-- DATA RECORDS --
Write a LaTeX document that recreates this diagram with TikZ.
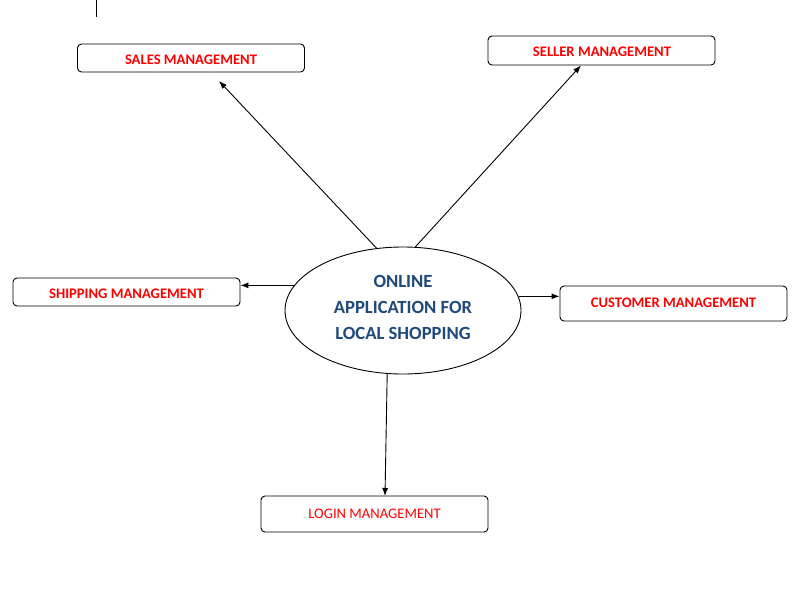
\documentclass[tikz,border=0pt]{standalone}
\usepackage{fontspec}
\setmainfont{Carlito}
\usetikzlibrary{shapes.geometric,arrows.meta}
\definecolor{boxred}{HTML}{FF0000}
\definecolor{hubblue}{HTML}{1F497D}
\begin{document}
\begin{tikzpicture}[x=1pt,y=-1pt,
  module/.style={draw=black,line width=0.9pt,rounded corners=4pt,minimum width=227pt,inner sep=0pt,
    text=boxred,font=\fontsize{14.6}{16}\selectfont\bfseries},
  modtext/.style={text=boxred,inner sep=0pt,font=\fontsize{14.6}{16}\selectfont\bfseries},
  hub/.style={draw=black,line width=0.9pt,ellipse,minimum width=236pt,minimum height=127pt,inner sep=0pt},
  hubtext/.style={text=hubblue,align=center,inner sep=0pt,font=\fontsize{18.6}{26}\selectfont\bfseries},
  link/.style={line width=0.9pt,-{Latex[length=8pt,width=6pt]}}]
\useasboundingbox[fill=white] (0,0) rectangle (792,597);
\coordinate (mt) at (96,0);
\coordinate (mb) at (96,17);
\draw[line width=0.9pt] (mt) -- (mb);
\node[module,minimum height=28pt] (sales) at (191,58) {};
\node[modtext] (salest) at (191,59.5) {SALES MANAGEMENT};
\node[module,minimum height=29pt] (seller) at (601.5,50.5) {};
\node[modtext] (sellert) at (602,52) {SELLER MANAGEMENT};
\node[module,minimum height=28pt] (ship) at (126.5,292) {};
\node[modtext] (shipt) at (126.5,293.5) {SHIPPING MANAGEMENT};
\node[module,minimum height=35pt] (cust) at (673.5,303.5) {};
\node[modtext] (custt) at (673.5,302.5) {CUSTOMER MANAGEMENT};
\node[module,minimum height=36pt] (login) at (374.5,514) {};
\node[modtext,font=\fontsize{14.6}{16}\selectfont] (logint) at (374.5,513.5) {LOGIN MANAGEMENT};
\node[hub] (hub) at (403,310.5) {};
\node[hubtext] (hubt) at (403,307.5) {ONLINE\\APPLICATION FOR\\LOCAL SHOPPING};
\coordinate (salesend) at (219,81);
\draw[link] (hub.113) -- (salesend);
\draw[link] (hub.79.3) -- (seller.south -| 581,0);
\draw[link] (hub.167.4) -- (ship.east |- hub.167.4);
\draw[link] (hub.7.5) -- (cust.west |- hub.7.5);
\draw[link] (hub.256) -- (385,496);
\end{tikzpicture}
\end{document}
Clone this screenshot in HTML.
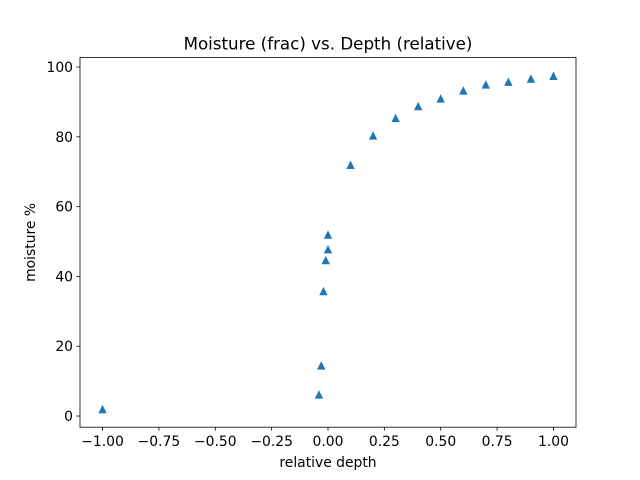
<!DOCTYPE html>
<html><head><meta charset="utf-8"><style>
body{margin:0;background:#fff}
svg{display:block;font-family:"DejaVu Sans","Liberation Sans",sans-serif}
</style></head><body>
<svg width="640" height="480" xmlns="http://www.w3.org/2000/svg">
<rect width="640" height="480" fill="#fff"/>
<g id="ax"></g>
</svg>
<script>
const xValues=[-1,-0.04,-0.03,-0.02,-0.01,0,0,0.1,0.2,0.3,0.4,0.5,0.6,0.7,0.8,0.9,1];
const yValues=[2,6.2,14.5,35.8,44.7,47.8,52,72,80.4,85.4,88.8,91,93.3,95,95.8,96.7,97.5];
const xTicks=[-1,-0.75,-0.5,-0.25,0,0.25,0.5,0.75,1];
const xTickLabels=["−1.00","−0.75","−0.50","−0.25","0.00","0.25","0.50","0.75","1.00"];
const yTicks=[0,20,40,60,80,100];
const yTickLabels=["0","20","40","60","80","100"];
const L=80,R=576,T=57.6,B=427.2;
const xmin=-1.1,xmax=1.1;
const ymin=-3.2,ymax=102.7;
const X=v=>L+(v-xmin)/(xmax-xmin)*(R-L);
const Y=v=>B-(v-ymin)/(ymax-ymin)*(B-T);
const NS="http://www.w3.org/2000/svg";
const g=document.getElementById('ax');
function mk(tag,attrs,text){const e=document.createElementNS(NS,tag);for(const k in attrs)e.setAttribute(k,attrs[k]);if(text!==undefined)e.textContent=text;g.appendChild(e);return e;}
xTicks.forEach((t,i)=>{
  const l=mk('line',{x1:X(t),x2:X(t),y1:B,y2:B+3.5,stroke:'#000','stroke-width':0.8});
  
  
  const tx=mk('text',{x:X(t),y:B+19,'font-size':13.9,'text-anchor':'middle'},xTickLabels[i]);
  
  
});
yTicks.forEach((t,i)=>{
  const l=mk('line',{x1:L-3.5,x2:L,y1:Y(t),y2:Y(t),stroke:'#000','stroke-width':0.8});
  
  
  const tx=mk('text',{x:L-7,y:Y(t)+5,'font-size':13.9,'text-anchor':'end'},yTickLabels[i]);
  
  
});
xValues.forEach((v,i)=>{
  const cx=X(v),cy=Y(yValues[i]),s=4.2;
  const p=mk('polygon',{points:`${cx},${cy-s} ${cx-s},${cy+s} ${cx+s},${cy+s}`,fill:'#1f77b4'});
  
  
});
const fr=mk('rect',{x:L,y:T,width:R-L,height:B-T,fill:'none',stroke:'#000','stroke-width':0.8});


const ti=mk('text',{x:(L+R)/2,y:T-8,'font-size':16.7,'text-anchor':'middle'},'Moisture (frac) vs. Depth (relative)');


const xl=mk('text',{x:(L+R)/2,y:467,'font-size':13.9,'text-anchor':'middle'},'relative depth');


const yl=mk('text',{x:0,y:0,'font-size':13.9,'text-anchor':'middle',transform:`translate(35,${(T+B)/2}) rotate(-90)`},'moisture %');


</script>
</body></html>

-- YOUR INSTRUCTIONS --
Write out the listing above again, exactly, but with no pictures in the copy.

-- EXPECTED ANSWER --
Write a LaTeX document that recreates this diagram with TikZ.
\documentclass[tikz,border=0pt]{standalone}
\usepackage{fontspec}
\setmainfont{Carlito}
\usetikzlibrary{shapes.geometric,arrows.meta}
\definecolor{boxred}{HTML}{FF0000}
\definecolor{hubblue}{HTML}{1F497D}
\begin{document}
\begin{tikzpicture}[x=1pt,y=-1pt,
  module/.style={draw=black,line width=0.9pt,rounded corners=4pt,minimum width=227pt,inner sep=0pt,
    text=boxred,font=\fontsize{14.6}{16}\selectfont\bfseries},
  modtext/.style={text=boxred,inner sep=0pt,font=\fontsize{14.6}{16}\selectfont\bfseries},
  hub/.style={draw=black,line width=0.9pt,ellipse,minimum width=236pt,minimum height=127pt,inner sep=0pt},
  hubtext/.style={text=hubblue,align=center,inner sep=0pt,font=\fontsize{18.6}{26}\selectfont\bfseries},
  link/.style={line width=0.9pt,-{Latex[length=8pt,width=6pt]}}]
\useasboundingbox[fill=white] (0,0) rectangle (792,597);
\coordinate (mt) at (96,0);
\coordinate (mb) at (96,17);
\draw[line width=0.9pt] (mt) -- (mb);
\node[module,minimum height=28pt] (sales) at (191,58) {};
\node[modtext] (salest) at (191,59.5) {SALES MANAGEMENT};
\node[module,minimum height=29pt] (seller) at (601.5,50.5) {};
\node[modtext] (sellert) at (602,52) {SELLER MANAGEMENT};
\node[module,minimum height=28pt] (ship) at (126.5,292) {};
\node[modtext] (shipt) at (126.5,293.5) {SHIPPING MANAGEMENT};
\node[module,minimum height=35pt] (cust) at (673.5,303.5) {};
\node[modtext] (custt) at (673.5,302.5) {CUSTOMER MANAGEMENT};
\node[module,minimum height=36pt] (login) at (374.5,514) {};
\node[modtext,font=\fontsize{14.6}{16}\selectfont] (logint) at (374.5,513.5) {LOGIN MANAGEMENT};
\node[hub] (hub) at (403,310.5) {};
\node[hubtext] (hubt) at (403,307.5) {ONLINE\\APPLICATION FOR\\LOCAL SHOPPING};
\coordinate (salesend) at (219,81);
\draw[link] (hub.113) -- (salesend);
\draw[link] (hub.79.3) -- (seller.south -| 581,0);
\draw[link] (hub.167.4) -- (ship.east |- hub.167.4);
\draw[link] (hub.7.5) -- (cust.west |- hub.7.5);
\draw[link] (hub.256) -- (385,496);
\end{tikzpicture}
\end{document}
Clone this screenshot in HTML.
<!DOCTYPE html>
<html><head><meta charset="utf-8"><style>
body{margin:0;background:#fff}
svg{display:block;font-family:"DejaVu Sans","Liberation Sans",sans-serif}
</style></head><body>
<svg width="640" height="480" xmlns="http://www.w3.org/2000/svg">
<rect width="640" height="480" fill="#fff"/>
<g id="ax"></g>
</svg>
<script>
const xValues=[-1,-0.04,-0.03,-0.02,-0.01,0,0,0.1,0.2,0.3,0.4,0.5,0.6,0.7,0.8,0.9,1];
const yValues=[2,6.2,14.5,35.8,44.7,47.8,52,72,80.4,85.4,88.8,91,93.3,95,95.8,96.7,97.5];
const xTicks=[-1,-0.75,-0.5,-0.25,0,0.25,0.5,0.75,1];
const xTickLabels=["−1.00","−0.75","−0.50","−0.25","0.00","0.25","0.50","0.75","1.00"];
const yTicks=[0,20,40,60,80,100];
const yTickLabels=["0","20","40","60","80","100"];
const L=80,R=576,T=57.6,B=427.2;
const xmin=-1.1,xmax=1.1;
const ymin=-3.2,ymax=102.7;
const X=v=>L+(v-xmin)/(xmax-xmin)*(R-L);
const Y=v=>B-(v-ymin)/(ymax-ymin)*(B-T);
const NS="http://www.w3.org/2000/svg";
const g=document.getElementById('ax');
function mk(tag,attrs,text){const e=document.createElementNS(NS,tag);for(const k in attrs)e.setAttribute(k,attrs[k]);if(text!==undefined)e.textContent=text;g.appendChild(e);return e;}
xTicks.forEach((t,i)=>{
  const l=mk('line',{x1:X(t),x2:X(t),y1:B,y2:B+3.5,stroke:'#000','stroke-width':0.8});
  
  
  const tx=mk('text',{x:X(t),y:B+19,'font-size':13.9,'text-anchor':'middle'},xTickLabels[i]);
  
  
});
yTicks.forEach((t,i)=>{
  const l=mk('line',{x1:L-3.5,x2:L,y1:Y(t),y2:Y(t),stroke:'#000','stroke-width':0.8});
  
  
  const tx=mk('text',{x:L-7,y:Y(t)+5,'font-size':13.9,'text-anchor':'end'},yTickLabels[i]);
  
  
});
xValues.forEach((v,i)=>{
  const cx=X(v),cy=Y(yValues[i]),s=4.2;
  const p=mk('polygon',{points:`${cx},${cy-s} ${cx-s},${cy+s} ${cx+s},${cy+s}`,fill:'#1f77b4'});
  
  
});
const fr=mk('rect',{x:L,y:T,width:R-L,height:B-T,fill:'none',stroke:'#000','stroke-width':0.8});


const ti=mk('text',{x:(L+R)/2,y:T-8,'font-size':16.7,'text-anchor':'middle'},'Moisture (frac) vs. Depth (relative)');


const xl=mk('text',{x:(L+R)/2,y:467,'font-size':13.9,'text-anchor':'middle'},'relative depth');


const yl=mk('text',{x:0,y:0,'font-size':13.9,'text-anchor':'middle',transform:`translate(35,${(T+B)/2}) rotate(-90)`},'moisture %');


</script>
</body></html>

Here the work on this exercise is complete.